Dr. Barkanova, professor of physics at Grenfell Campus, Memorial University of Newfoundland, is an internationally acknowledged researcher in subatomic physics theory. She brings the equity, diversity and inclusion (EDI) lens to all her leadership roles at the regional, national and international level, striving to improve climate for underrepresented groups in both research and education. Her science outreach program for girls, Indigenous youth, and students in rural and remote areas that Dr. Barkanova developed in collaboration with Qalipu First Nation is engaging hundreds of students every year.
"It is an honour to continue my outreach work through A-CISE, partnering with Dr. MacQuarrie and Dr. Hewitt, to increase the involvement of women, Indigenous peoples and other underrepresented groups in STEM," she said. "As a team, we will focus on recruitment to and retention in STEM fields by offering a variety of programs which build upon successful local initiatives, extending them regionally and nationally."
Six initiatives will be scaled up to become regional flagships, offering continuity with the Chairs for Women in Science and Engineering (CWSE) as well as successful programs currently offered, such as Dr.
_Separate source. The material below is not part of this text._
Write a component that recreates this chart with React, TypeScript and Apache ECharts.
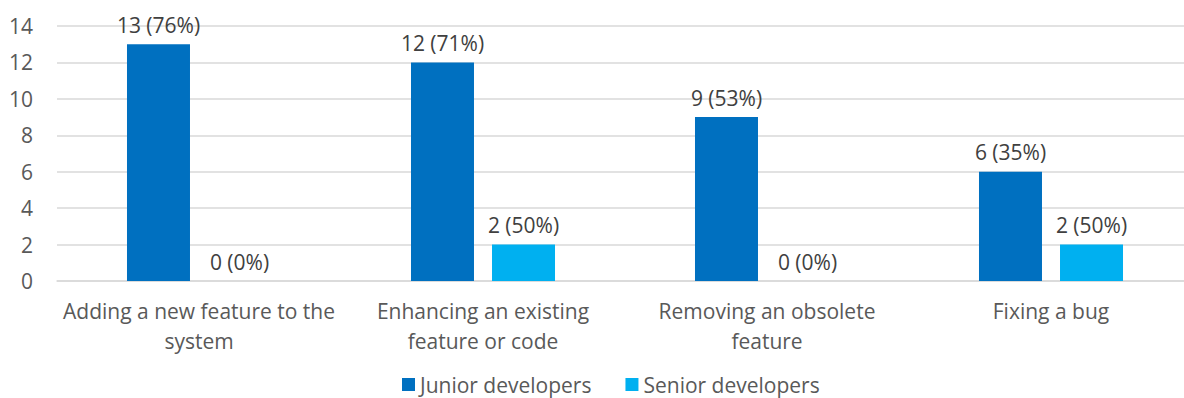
import React, { useEffect, useRef } from "react";
import * as echarts from "echarts";

const categories = [
  "Adding a new feature to the\nsystem",
  "Enhancing an existing\nfeature or code",
  "Removing an obsolete\nfeature",
  "Fixing a bug",
];
const juniorValues = [13, 12, 9, 6];
const juniorPct = [76, 71, 53, 35];
const seniorValues = [0, 2, 0, 2];
const seniorPct = [0, 50, 0, 50];
const yTicks = { min: 0, max: 14, interval: 2 };

const FONT = "Open Sans";
const FS = 21;

export default function App() {
  const ref = useRef<HTMLDivElement>(null);
  useEffect(() => {
    if (!ref.current) return;
    const chart = echarts.init(ref.current, null, { renderer: "svg" });
    chart.setOption({
      animation: false,
      textStyle: { fontFamily: FONT },
      grid: {
        left: 57,
        width: 1136,
        top: 26,
        bottom: 117,
        containLabel: false,
        outerBoundsMode: "none",
      },
      legend: {
        bottom: -2,
        left: 397,
        itemWidth: 13,
        itemHeight: 13,
        itemGap: 34,
        itemStyle: { borderWidth: 0 },
        icon: "rect",
        textStyle: { fontFamily: FONT, fontSize: FS, color: "#595959" },
        data: ["Junior developers", "Senior developers"],
      },
      xAxis: {
        type: "category",
        data: categories,
        axisLine: { show: true, lineStyle: { color: "#d9d9d9", width: 1.5 } },
        axisTick: { show: false },
        axisLabel: {
          interval: 0,
          color: "#595959",
          fontSize: FS,
          fontFamily: FONT,
          lineHeight: 30,
          margin: 15,
        },
      },
      yAxis: {
        type: "value",
        min: yTicks.min,
        max: yTicks.max,
        interval: yTicks.interval,
        axisLine: { show: false },
        axisTick: { show: false },
        splitLine: { lineStyle: { color: "#d9d9d9", width: 1.5 } },
        axisLabel: { color: "#595959", fontSize: FS, fontFamily: FONT, margin: 24 },
      },
      series: [
        {
          name: "Junior developers",
          type: "bar",
          data: juniorValues,
          barWidth: 63,
          barGap: "28.6%",
          itemStyle: { color: "#0070C0" },
          label: {
            show: true,
            position: "top",
            distance: 9,
            color: "#404040",
            fontSize: FS,
            fontFamily: FONT,
            formatter: (p: any) => `${p.value} (${juniorPct[p.dataIndex]}%)`,
          },
        },
        {
          name: "Senior developers",
          type: "bar",
          data: seniorValues,
          barWidth: 63,
          barGap: "28.6%",
          itemStyle: { color: "#00B0F0" },
          label: {
            show: true,
            position: "top",
            distance: 9,
            color: "#404040",
            fontSize: FS,
            fontFamily: FONT,
            formatter: (p: any) => `${p.value} (${seniorPct[p.dataIndex]}%)`,
          },
        },
      ],
    });
    return () => chart.dispose();
  }, []);
  return (
    <div
      ref={ref}
      style={{ position: "fixed", left: 0, top: 0, width: 1184, height: 398, background: "#fff" }}
    />
  );
}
Barkanova's Physics in the Rural Classroom.
Regional initiatives to be introduced include
- the A-CISE scholar employment program, which addresses the critical grade 9/10 year when students are making the decision to enter STEM
- Indigenous Science (In.Science) led by Unama'ki College
- a national/regional speaker role model roster and fund to subsidize the travel and accommodation of speakers to Atlantic institutions
- a regional connection on the occasion of the total Solar eclipse – April 8, 2024
"We will collect resources and data to develop and effect policy and systemic change within our communities, ranging from elementary school impacts to tenure track processes," said Dr. Barkanova.
Four policy and systemic change initiatives that will address critical issues in STEM include STEM Education policy with Departments of Education, outreach in tenure and promotion processes with deans of science and engineering, a science fair structure and inclusivity policy examination with Youth Science Canada, and a promising practice database development with graduate students.
"We've developed a strategic plan that launches new programing and builds upon successful and impactful programing that requires more resources," she said.
For example, the Catalyze and Facilitate program is building upon former Atlantic CWSE's Partnership Funding program and will help to build upon already established programing or launch new programs.
"Our programing covers K-12 and into professions and communities," said Dr. Barkanova. "Each of our strategies is connected to several objectives and concrete initiatives that will reach a broad range of underrepresented groups. Our partners include sponsors that will enable an Atlantic Canadian impact and Advisors that help us fill gaps in understanding and representation."